The Gazette Editorial Board
While the nation’s attention has focused on the National Security Agency’s surveillance practices after former NSA employee Edward Snowden blew the whistle, another 4th Amendment privacy issue deserves even more attention.
The Electronic Communications Privacy Act, a federal law passed in 1986, established rules for government access to private information stored or transmitted on the Internet. Trouble is, the rules were devised before most of us had home computers, routinely used email and social media and stored data on the “cloud” instead of our own files.

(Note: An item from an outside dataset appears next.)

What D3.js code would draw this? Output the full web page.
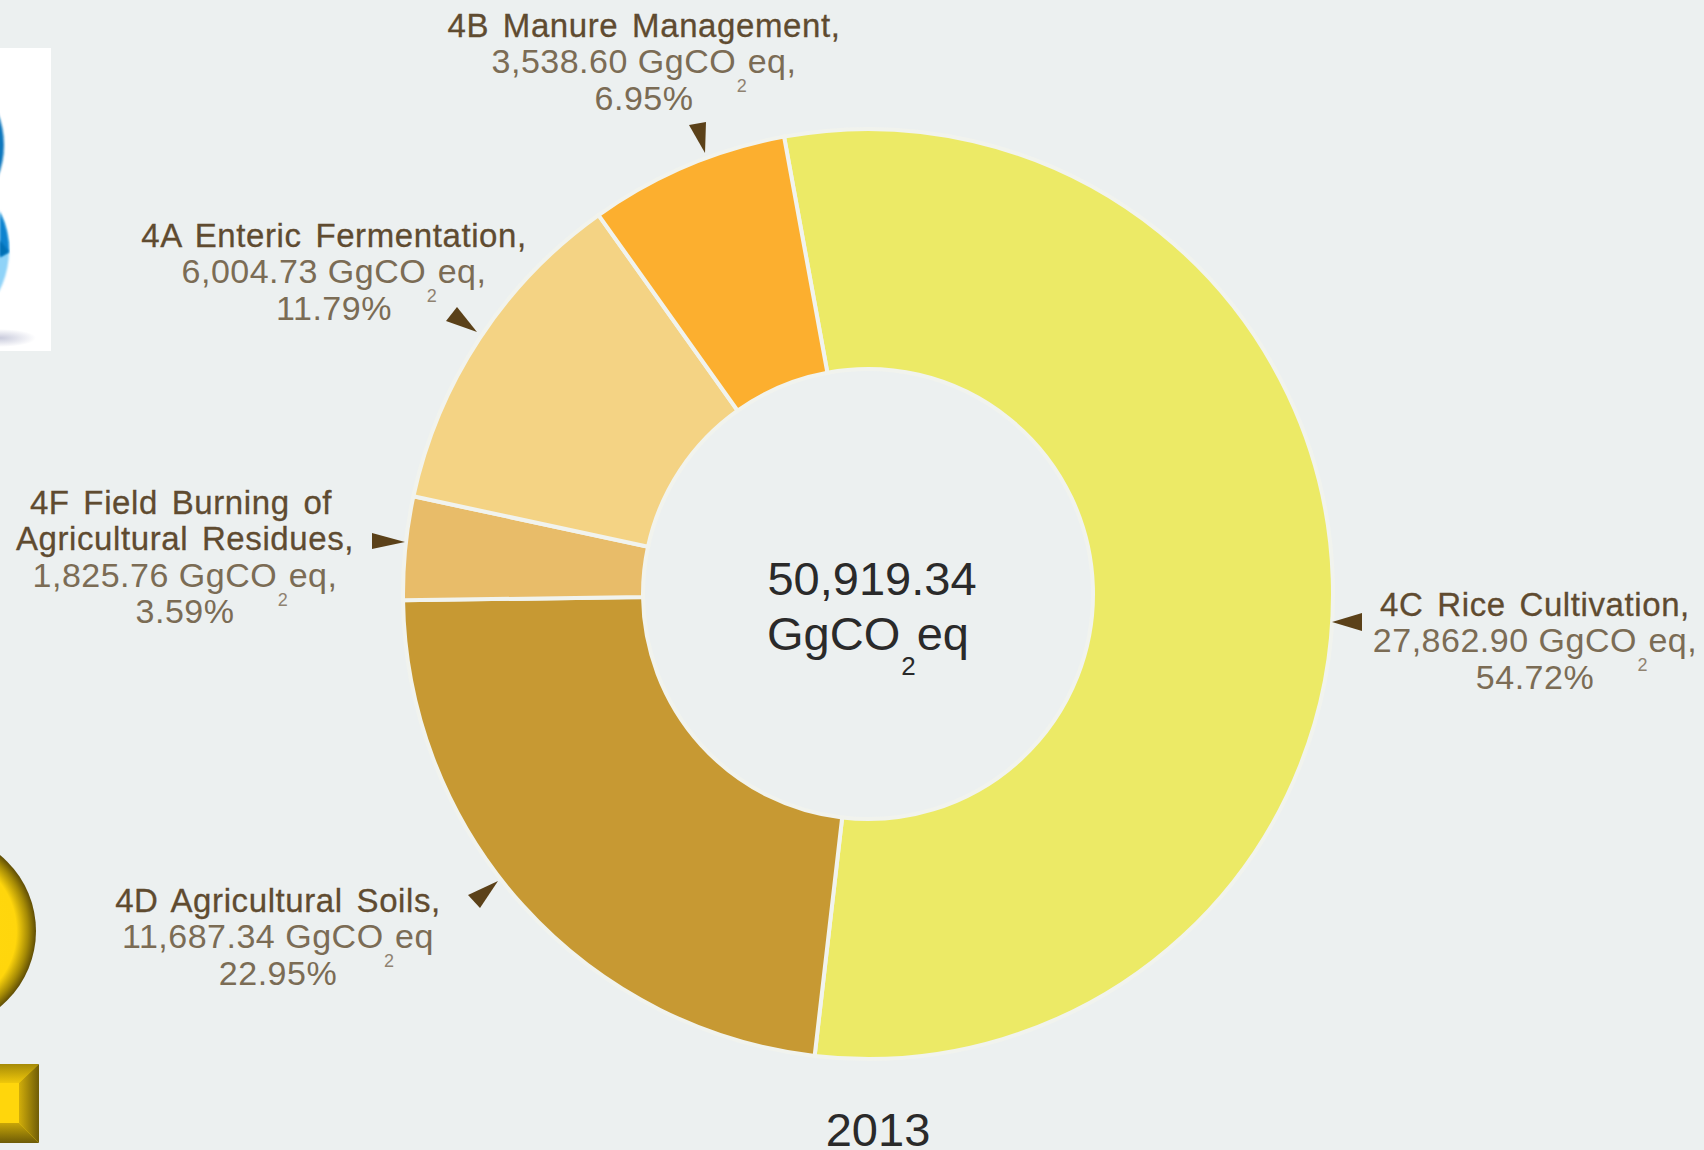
<!DOCTYPE html>
<html>
<head>
<meta charset="utf-8">
<script src="https://cdn.jsdelivr.net/npm/d3@7/dist/d3.min.js"></script>
<style>
html,body{margin:0;padding:0;background:#ecf0f0;}
svg{display:block;}
text{font-family:"Liberation Sans",Arial,sans-serif;}
</style>
</head>
<body>
<svg id="chart" width="1704" height="1150"></svg>
<script>
// Agriculture-sector emissions, 2013, in clockwise drawing order
const categories = ["4C Rice Cultivation,","4D Agricultural Soils,","4F Field Burning of Agricultural Residues,","4A Enteric Fermentation,","4B Manure Management,"];
const emissions = [27862.90, 11687.34, 1825.76, 6004.73, 3538.60];
const emissionLabels = ["27,862.90","11,687.34","1,825.76","6,004.73","3,538.60"];
const shareLabels = ["54.72%","22.95%","3.59%","11.79%","6.95%"];
const totalLabel = "50,919.34";
const yearLabel = "2013";
const palette = ["#ecea66","#c79933","#e8bc69","#f4d384","#fcaf2f"];

const W = 1704, H = 1150, cx = 868, cy = 594, outerR = 465, innerR = 225;
const startDeg = -10.4;

// Label placement: anchor x, first baseline, text after the unit
const placement = [
  {x:1535, y:616, unitEnd:","},
  {x:278,  y:912, unitEnd:""},
  {x:185,  y:514, unitEnd:",", firstDx:-4},
  {x:334,  y:247, unitEnd:","},
  {x:644,  y:37,  unitEnd:","}
];
// Pointer triangles placed as [tip, base, base]
const pointers = [
  [[1332,622],[1362,613],[1362,631]],
  [[498,881],[468,895],[480,908]],
  [[405,542],[372,533],[372,549]],
  [[477,332],[457,307],[446,321]],
  [[705,153],[689,125],[706,122]]
];

const svg = d3.select("#chart");
const defs = svg.append("defs");

// Bevel gradients for the clipped button shapes on the left edge
const rad = defs.append("radialGradient").attr("id","knob").attr("gradientUnits","userSpaceOnUse")
  .attr("cx",-62).attr("cy",931).attr("r",98);
[[0,"#ffd90f"],[0.8,"#ffd60c"],[0.92,"#a58a05"],[1,"#5f4d05"]].forEach(s=>rad.append("stop").attr("offset",s[0]).attr("stop-color",s[1]));
const bev = defs.append("linearGradient").attr("id","bevelR").attr("x1",0).attr("x2",1).attr("y1",0).attr("y2",0);
[[0,"#d2ae0a"],[1,"#6f5c06"]].forEach(s=>bev.append("stop").attr("offset",s[0]).attr("stop-color",s[1]));
const bevT = defs.append("linearGradient").attr("id","bevelT").attr("x1",0).attr("x2",0).attr("y1",0).attr("y2",1);
[[0,"#a58a08"],[1,"#f0c80a"]].forEach(s=>bevT.append("stop").attr("offset",s[0]).attr("stop-color",s[1]));
const bevB = defs.append("linearGradient").attr("id","bevelB").attr("x1",0).attr("x2",0).attr("y1",0).attr("y2",1);
[[0,"#c8a608"],[1,"#6d5b06"]].forEach(s=>bevB.append("stop").attr("offset",s[0]).attr("stop-color",s[1]));
const shadow = defs.append("radialGradient").attr("id","shade");
[[0,"#c9cbdc"],[1,"#ffffff"]].forEach(s=>shadow.append("stop").attr("offset",s[0]).attr("stop-color",s[1]));
defs.append("filter").attr("id","soft").append("feGaussianBlur").attr("stdDeviation",1);

// Left-edge panel with the two blue discs
const side = svg.append("g");
side.append("rect").attr("x",0).attr("y",48).attr("width",51).attr("height",303).attr("fill","#ffffff");
side.append("ellipse").attr("cx",0).attr("cy",338).attr("rx",36).attr("ry",9).attr("fill","url(#shade)");
side.append("circle").attr("cx",-83).attr("cy",145).attr("r",87).attr("fill","#0b77bd").attr("filter","url(#soft)");
side.append("circle").attr("cx",-77).attr("cy",251).attr("r",86).attr("fill","#8fd3f8").attr("filter","url(#soft)");
side.append("path").attr("d","M0,212 A86,86 0 0 1 9,252 L0,257 Z").attr("fill","#0a83cf").attr("filter","url(#soft)");
side.append("path").attr("d","M0,240 L9,252 L0,257 Z").attr("fill","#0570b5").attr("filter","url(#soft)");

// Gold round and square buttons
side.append("circle").attr("cx",-62).attr("cy",931).attr("r",98).attr("fill","url(#knob)");
side.append("rect").attr("x",-20).attr("y",1064).attr("width",59).attr("height",79).attr("rx",3).attr("fill","#ffd60c");
side.append("path").attr("d","M-20,1064 H39 L19,1083 H-20 Z").attr("fill","url(#bevelT)");
side.append("path").attr("d","M39,1064 V1143 L19,1123 V1083 Z").attr("fill","url(#bevelR)");
side.append("path").attr("d","M-20,1143 H39 L19,1123 H-20 Z").attr("fill","url(#bevelB)");

// Donut
const pie = d3.pie().sort(null).startAngle(startDeg*Math.PI/180).endAngle((startDeg+360)*Math.PI/180);
const arc = d3.arc().innerRadius(innerR).outerRadius(outerR);
svg.append("g").attr("transform",`translate(${cx},${cy})`)
  .selectAll("path").data(pie(emissions)).join("path")
  .attr("d",arc)
  .attr("fill",(d,i)=>palette[i])
  .attr("stroke","#f1f3ee").attr("stroke-width",4).attr("stroke-linejoin","miter");

// Pointers
svg.append("g").selectAll("path").data(pointers).join("path")
  .attr("d",d=>d3.line()(d)+"Z").attr("fill","#5b4119");

// "GgCO2eq" with a dropped subscript that sits between the two word parts
function unitText(sel, before, after, drop, subSize, gap){
  sel.append("tspan").text(before+"GgCO");
  sel.append("tspan").attr("dx",gap).attr("dy",drop).attr("font-size",subSize).attr("class","sub").text("2");
  sel.append("tspan").attr("dx",gap).attr("dy",-drop).text("eq"+after);
}

// Slice labels
const titleColor = "#5f4b30", bodyColor = "#7b6c55", lh = 36.4;
categories.forEach((name,i)=>{
  const p = placement[i];
  const g = svg.append("g").attr("text-anchor","middle");
  const lines = name === categories[2] ? ["4F Field Burning of","Agricultural Residues,"] : [name];
  lines.forEach((t,k)=>g.append("text").attr("x",p.x+(k===0&&p.firstDx?p.firstDx:0)).attr("y",p.y+k*lh)
    .attr("font-size",33).style("letter-spacing","0.6px").style("word-spacing","4px")
    .attr("fill",titleColor).attr("stroke",titleColor).attr("stroke-width",0.3).text(t));
  const y2 = p.y+lines.length*lh;
  const body = g.append("text").attr("x",p.x).attr("y",y2).attr("font-size",34).style("letter-spacing","0.5px").attr("fill",bodyColor);
  unitText(body, emissionLabels[i]+" ", p.unitEnd, 19, 18, 0.5);
  body.select(".sub").attr("fill","#8f8270");
  g.append("text").attr("x",p.x).attr("y",y2+lh).attr("font-size",34).style("letter-spacing","0.5px").attr("fill",bodyColor).text(shareLabels[i]);
});

// Centre total and year
const centre = svg.append("g").attr("text-anchor","middle").attr("fill","#2a2a2a").attr("font-size",47);
centre.append("text").attr("x",872).attr("y",595).text(totalLabel);
unitText(centre.append("text").attr("x",868).attr("y",650), "", "", 25, 26, 1);
centre.append("text").attr("x",878).attr("y",1146).text(yearLabel);
</script>
</body>
</html>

As the ECPA stands, authorities in some situations can, without a warrant from a judge, force vendors such as email service providers to turn over their customers’ private data. Digital 4th — a bipartisan coalition led by the American Civil Liberties Union, Americans for Tax Reform, Center for Democracy and Technology, and Heritage Action for America — says that’s just not right or good for Americans or American business.
4th Digital wants the same constitutional protections for private electronic data as has been afforded other personal communications — i.e., a judge must issue a warrant to allow police or other enforcement agencies access to your mailed letters’ contents or phone call conversations. That standard is waived only in emergencies, as when someone’s life is at stake or there’s a national security threat.
Even the NSA needs a warrant to read the email it tracks. Why shouldn’t the same standard apply to email you or a private business stores on the cloud?
The Securities and Exchange Commission and other federal agencies oppose a proposed legislative fix to ECPA. But they already can freeze a provider’s data while building a case for access to investigate alleged misconduct.
Senate file S607, and similar legislation in the House, strikes a proper balance between privacy rights and investigators’ authority.
This amendment to protect one of our freedoms is overdue.